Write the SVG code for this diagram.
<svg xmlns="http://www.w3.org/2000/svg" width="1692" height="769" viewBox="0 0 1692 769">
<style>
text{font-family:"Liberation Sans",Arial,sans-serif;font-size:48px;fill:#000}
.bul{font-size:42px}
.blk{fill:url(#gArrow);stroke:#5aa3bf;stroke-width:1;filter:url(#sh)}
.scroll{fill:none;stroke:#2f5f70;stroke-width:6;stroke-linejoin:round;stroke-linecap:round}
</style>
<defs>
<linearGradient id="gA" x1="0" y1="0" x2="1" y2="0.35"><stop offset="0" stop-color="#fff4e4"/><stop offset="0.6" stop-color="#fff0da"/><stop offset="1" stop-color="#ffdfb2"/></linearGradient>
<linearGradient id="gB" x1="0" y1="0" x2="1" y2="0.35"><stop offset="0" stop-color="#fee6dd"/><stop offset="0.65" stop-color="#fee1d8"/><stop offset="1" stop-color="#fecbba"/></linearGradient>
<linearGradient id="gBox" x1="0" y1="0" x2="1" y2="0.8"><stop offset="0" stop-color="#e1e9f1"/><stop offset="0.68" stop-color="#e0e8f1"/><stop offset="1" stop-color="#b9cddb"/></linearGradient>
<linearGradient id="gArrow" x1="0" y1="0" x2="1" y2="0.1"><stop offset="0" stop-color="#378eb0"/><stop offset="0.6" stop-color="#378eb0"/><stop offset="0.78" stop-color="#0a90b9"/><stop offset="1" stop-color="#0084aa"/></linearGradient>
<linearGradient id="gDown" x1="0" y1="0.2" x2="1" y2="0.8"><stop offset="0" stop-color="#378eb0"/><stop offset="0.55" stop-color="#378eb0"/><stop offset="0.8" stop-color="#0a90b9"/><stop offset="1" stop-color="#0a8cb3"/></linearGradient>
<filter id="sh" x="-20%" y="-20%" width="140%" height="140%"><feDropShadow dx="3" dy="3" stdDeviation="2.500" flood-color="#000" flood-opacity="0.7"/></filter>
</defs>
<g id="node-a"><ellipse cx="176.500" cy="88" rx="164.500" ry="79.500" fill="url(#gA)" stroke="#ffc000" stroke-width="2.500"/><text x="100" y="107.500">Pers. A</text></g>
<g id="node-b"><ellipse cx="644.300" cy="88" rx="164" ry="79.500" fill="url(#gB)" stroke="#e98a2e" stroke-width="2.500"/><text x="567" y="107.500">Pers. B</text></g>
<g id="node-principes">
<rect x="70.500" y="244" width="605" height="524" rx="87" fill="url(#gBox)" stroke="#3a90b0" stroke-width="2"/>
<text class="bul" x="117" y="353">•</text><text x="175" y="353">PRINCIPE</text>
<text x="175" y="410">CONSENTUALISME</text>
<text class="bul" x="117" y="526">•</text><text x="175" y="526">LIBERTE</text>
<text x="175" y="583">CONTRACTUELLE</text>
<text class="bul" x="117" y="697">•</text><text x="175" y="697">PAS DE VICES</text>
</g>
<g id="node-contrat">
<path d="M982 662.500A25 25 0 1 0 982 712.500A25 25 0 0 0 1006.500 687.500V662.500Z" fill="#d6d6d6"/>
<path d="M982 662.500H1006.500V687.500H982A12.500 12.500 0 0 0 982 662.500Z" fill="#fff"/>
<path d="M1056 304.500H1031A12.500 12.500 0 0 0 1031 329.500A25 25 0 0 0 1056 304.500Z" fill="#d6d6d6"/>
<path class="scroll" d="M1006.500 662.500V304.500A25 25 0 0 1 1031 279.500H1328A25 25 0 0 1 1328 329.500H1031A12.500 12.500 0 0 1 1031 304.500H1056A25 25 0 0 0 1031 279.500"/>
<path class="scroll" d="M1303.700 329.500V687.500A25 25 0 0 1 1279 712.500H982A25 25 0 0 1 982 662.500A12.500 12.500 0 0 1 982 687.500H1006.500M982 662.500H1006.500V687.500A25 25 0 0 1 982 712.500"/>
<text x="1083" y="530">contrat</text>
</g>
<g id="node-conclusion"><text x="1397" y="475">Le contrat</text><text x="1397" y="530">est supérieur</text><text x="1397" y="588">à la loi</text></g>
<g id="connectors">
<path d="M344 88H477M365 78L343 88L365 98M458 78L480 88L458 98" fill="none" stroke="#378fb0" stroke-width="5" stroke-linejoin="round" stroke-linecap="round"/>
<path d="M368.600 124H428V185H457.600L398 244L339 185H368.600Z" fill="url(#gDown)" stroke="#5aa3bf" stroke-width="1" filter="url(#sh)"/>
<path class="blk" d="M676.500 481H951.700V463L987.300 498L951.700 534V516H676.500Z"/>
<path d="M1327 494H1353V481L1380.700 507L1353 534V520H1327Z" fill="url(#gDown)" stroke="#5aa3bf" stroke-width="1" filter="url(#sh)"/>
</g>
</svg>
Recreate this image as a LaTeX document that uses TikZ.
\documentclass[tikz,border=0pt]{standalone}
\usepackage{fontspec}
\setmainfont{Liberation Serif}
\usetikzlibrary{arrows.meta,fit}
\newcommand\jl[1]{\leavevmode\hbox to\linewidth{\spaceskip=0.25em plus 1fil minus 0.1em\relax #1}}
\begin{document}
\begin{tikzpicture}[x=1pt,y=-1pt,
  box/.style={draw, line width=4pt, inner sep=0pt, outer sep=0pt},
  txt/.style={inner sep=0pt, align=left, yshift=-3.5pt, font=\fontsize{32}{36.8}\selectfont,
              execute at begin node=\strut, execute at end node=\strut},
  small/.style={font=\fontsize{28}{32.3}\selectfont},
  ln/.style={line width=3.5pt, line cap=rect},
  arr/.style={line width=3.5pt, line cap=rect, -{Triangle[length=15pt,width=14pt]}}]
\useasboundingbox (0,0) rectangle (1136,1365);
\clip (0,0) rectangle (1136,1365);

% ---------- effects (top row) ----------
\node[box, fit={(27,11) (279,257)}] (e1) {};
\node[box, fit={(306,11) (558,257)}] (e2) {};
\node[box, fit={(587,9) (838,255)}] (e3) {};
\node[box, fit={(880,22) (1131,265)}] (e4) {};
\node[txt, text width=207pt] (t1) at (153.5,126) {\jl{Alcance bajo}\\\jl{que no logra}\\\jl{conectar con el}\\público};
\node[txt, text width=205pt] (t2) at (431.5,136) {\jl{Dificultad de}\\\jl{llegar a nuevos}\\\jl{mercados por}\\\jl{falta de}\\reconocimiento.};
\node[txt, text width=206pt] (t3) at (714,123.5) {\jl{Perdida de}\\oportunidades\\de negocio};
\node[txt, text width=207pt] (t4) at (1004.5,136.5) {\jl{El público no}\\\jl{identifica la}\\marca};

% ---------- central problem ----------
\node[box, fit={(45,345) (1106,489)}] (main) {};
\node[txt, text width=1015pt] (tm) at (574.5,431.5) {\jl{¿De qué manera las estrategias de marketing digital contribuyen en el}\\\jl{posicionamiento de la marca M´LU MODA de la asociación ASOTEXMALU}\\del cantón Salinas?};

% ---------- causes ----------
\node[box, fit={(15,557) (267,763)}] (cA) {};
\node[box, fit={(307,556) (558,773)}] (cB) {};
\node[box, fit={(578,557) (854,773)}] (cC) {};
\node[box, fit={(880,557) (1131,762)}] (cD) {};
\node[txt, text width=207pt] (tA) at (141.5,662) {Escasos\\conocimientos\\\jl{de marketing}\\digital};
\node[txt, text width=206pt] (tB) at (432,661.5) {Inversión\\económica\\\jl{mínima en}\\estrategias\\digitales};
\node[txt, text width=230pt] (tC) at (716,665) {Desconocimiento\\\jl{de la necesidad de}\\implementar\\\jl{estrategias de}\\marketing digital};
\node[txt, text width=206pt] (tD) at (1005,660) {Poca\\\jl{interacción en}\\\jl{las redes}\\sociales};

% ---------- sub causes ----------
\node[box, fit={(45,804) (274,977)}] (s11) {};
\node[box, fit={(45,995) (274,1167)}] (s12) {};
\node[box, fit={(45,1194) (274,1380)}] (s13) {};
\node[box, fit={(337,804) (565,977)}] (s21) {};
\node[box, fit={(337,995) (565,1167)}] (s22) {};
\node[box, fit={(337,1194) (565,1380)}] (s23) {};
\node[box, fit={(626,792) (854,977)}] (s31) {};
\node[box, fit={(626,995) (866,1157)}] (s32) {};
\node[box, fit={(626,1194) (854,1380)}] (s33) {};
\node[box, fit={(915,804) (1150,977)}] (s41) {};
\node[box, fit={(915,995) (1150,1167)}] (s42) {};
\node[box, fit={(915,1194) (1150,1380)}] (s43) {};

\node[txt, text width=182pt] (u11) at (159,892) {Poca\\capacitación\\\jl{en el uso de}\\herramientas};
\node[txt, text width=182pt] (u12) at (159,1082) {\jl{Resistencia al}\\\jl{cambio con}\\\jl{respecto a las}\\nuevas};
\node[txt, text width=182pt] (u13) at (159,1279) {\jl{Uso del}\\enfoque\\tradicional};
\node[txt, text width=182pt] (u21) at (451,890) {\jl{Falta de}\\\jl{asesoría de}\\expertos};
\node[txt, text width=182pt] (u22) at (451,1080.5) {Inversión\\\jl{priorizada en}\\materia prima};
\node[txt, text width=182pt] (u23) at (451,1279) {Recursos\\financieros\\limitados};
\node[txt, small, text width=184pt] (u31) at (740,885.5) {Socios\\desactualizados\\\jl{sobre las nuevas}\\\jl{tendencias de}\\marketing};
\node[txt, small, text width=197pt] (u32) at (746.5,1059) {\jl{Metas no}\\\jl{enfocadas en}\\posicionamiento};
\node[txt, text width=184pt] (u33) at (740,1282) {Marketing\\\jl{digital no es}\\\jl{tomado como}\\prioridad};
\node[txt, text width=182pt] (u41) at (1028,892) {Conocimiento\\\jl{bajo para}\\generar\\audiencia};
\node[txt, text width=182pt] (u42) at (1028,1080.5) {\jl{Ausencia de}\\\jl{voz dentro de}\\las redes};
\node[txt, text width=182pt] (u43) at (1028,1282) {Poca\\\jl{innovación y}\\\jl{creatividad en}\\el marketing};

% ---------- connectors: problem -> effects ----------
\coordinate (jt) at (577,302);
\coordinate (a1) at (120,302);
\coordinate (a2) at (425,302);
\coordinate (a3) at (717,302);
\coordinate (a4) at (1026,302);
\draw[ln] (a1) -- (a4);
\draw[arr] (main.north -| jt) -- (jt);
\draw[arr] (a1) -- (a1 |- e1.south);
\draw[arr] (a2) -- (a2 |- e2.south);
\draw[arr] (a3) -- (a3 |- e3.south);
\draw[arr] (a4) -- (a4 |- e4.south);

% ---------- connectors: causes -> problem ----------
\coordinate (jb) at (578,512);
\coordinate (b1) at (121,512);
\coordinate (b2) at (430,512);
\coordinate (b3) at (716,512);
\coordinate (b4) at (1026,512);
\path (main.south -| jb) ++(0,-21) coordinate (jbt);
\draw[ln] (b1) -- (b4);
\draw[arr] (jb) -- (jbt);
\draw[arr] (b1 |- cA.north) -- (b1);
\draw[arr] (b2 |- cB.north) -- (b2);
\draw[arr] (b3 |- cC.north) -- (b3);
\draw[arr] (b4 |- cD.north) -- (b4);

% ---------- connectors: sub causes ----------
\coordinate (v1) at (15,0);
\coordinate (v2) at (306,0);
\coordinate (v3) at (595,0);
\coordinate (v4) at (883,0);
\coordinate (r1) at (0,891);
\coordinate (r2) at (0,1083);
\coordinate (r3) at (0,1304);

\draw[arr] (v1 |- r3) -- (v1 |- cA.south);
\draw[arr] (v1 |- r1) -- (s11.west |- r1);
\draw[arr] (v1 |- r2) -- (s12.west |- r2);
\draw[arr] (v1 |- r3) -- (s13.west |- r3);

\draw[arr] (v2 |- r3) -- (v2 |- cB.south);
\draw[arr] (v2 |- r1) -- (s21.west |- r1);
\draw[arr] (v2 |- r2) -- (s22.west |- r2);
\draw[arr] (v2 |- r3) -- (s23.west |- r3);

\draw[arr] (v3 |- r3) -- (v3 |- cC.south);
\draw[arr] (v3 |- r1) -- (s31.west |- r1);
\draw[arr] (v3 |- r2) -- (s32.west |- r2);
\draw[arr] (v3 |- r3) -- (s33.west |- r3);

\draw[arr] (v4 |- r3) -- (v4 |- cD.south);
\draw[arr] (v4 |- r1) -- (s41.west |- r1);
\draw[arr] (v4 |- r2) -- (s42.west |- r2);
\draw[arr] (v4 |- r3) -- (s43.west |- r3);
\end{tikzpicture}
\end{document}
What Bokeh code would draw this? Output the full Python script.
......
▶ What you need to do: Only the lines from the one containing "Recreate this image" through the one containing "text width=207pt] (t4)" are to be extracted, exactly as they appear, with both ends included.

▶ Written solution:
Recreate this image as a LaTeX document that uses TikZ.
\documentclass[tikz,border=0pt]{standalone}
\usepackage{fontspec}
\setmainfont{Liberation Serif}
\usetikzlibrary{arrows.meta,fit}
\newcommand\jl[1]{\leavevmode\hbox to\linewidth{\spaceskip=0.25em plus 1fil minus 0.1em\relax #1}}
\begin{document}
\begin{tikzpicture}[x=1pt,y=-1pt,
  box/.style={draw, line width=4pt, inner sep=0pt, outer sep=0pt},
  txt/.style={inner sep=0pt, align=left, yshift=-3.5pt, font=\fontsize{32}{36.8}\selectfont,
              execute at begin node=\strut, execute at end node=\strut},
  small/.style={font=\fontsize{28}{32.3}\selectfont},
  ln/.style={line width=3.5pt, line cap=rect},
  arr/.style={line width=3.5pt, line cap=rect, -{Triangle[length=15pt,width=14pt]}}]
\useasboundingbox (0,0) rectangle (1136,1365);
\clip (0,0) rectangle (1136,1365);

% ---------- effects (top row) ----------
\node[box, fit={(27,11) (279,257)}] (e1) {};
\node[box, fit={(306,11) (558,257)}] (e2) {};
\node[box, fit={(587,9) (838,255)}] (e3) {};
\node[box, fit={(880,22) (1131,265)}] (e4) {};
\node[txt, text width=207pt] (t1) at (153.5,126) {\jl{Alcance bajo}\\\jl{que no logra}\\\jl{conectar con el}\\público};
\node[txt, text width=205pt] (t2) at (431.5,136) {\jl{Dificultad de}\\\jl{llegar a nuevos}\\\jl{mercados por}\\\jl{falta de}\\reconocimiento.};
\node[txt, text width=206pt] (t3) at (714,123.5) {\jl{Perdida de}\\oportunidades\\de negocio};
\node[txt, text width=207pt] (t4) at (1004.5,136.5) {\jl{El público no}\\\jl{identifica la}\\marca};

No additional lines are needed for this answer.